Ondanks de problemen is de sector zeker niet noodlijdend. Integendeel. De Nederlandse platvissector is internationaal met een moderne vloot en een sterke visverwerkende industrie toonaangevend. Het grootste deel van de vangst wordt na verwerking uitgevoerd naar Italië, Frankrijk en Engeland. Spanje is een belangrijke nieuwe markt, stelt voorzitter J. Buijs van de Visfederatie, de vereniging van de Nederlandse visindustrie.

In Nederland zit de afzet van vis in de lift. De sector profiteert van het goede imago – vis is gezond. Vorig jaar kocht de consument in totaal voor 566 miljoen gulden vis. Het ging daarbij om ongeveer 10 kilo per hoofd van de bevolking. Hoewel dat nog duidelijk minder is dan in landen zoals België (15 kilo) en Spanje (27 kilo), wordt de achterstand wel kleiner.

Vissnacks
In 1998 exporteerde Nederland in totaal voor 2,7 miljard gulden vis. Een kwart hiervan bestond uit schol en tong. De buitenlandse afzet omschrijft Buijs als vrij stabiel. „We zouden als visverwerkende bedrijven wel twee keer zo veel kunnen doen, maar door de lage quota gaat dat niet. We kampen soms zelfs met een tekort aan aanvoer. Daarom is er veel import uit zuidelijke landen van met name kabeljauwachtige vis.”

Hoewel de Nederlandse vissector op het gebied van platvis internationaal aan de top staat, wordt de buitenlandse concurrentie steeds groter. Buijs: „Als onze voorsprong eerst 100 was, is dat nu slechts 40 meer. Dat komt niet doordat wij slechter zijn geworden, maar de oorzaak is dat buitenlandse bedrijven onze technieken overnemen. Ook zij krijgen modernere kotters en betere vriesmethodes voor de vis.”

Om de voorsprong te behouden moeten de visverwerkende bedrijven meer nieuwe producten ontwikkelen en nieuwe markten opzoeken. „Simpelweg schol fileren, in een pakje van 500 gram doen en invriezen kan iedereen. We moeten meer doen. We kunnen net als bij vlees denken aan bijvoorbeeld het maken van allerlei soorten snacks. Ook het zoeken van nieuwe markten is belangrijk. In elk land verschilt de smaak van de consument. Daar moeten we beter op inspelen”, aldus Buijs.

Kwaliteit
Erg belangrijk bij het behouden van de voorsprong is dat er in de hele keten –van visserman, handel, afslagen, verwerkende bedrijven tot en met de detaillist– veel meer aandacht komt voor de kwaliteit van de vis. De consument gaat daar steeds meer op letten.
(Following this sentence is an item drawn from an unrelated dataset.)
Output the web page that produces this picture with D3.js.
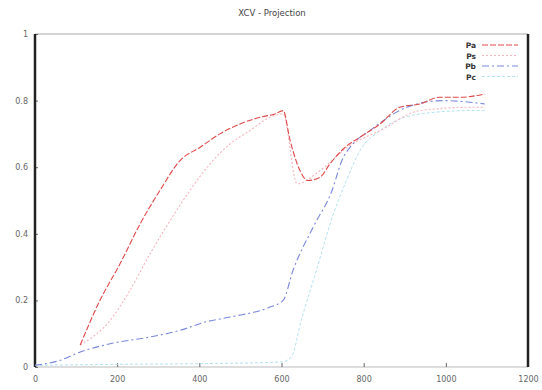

De nieuwe visafslag op Urk maakt veel werk van het streven naar een betere kwaliteit. Als eerste afslag ter wereld voldoet het bedrijf aan de nieuwste criteria voor hygiëne en voedselveiligheid, stelt directeur Teun Visser. „Wij proberen ook vissers te overtuigen van het grote belang van kwaliteit, want aan boord is daar nog onvoldoende oog voor.”

Een ander belangrijk punt voor het versterken van de Nederlandse concurrentiepositie is volgens Buijs en Visser meer samenwerking in de keten. De informatie over de vangsten moet sneller worden doorgegeven, zodat de handel en verwerkende bedrijven daar beter op in kunnen spelen. Directeur Visser is daar druk mee bezig. „Als afslag zitten wij als een spin in het web. Wij proberen de vissers zover te krijgen dat zij hun vangsten doorgeven, waardoor wij de handel kunnen informeren. Het voordeel hiervan is dat de prijzen zich stabiliseren.”

Veel vissers geven hun vangstinformatie al door, maar het gaat niet gemakkelijk. Een groot probleem is volgens Buijs dat de sector bestaat uit individualisten. „Er is meer samenwerking nodig voor een sterke positie van Nederland Vis bv.”

Schipper Van Slooten van de UK 153 staat achter het kwaliteitsstreven en een betere samenwerking. „Wij hebben goede contacten met de handel en maken de laatste paar jaar over het algemeen goede prijzen. Maar of we goed draaien is bovenal afhankelijk van de zegen van de Heere. We hebben alles niet zelf in de hand, al denken we dat soms wel als het goed gaat.”

Dit is het derde artikel in een serie over de boomkorvisserij.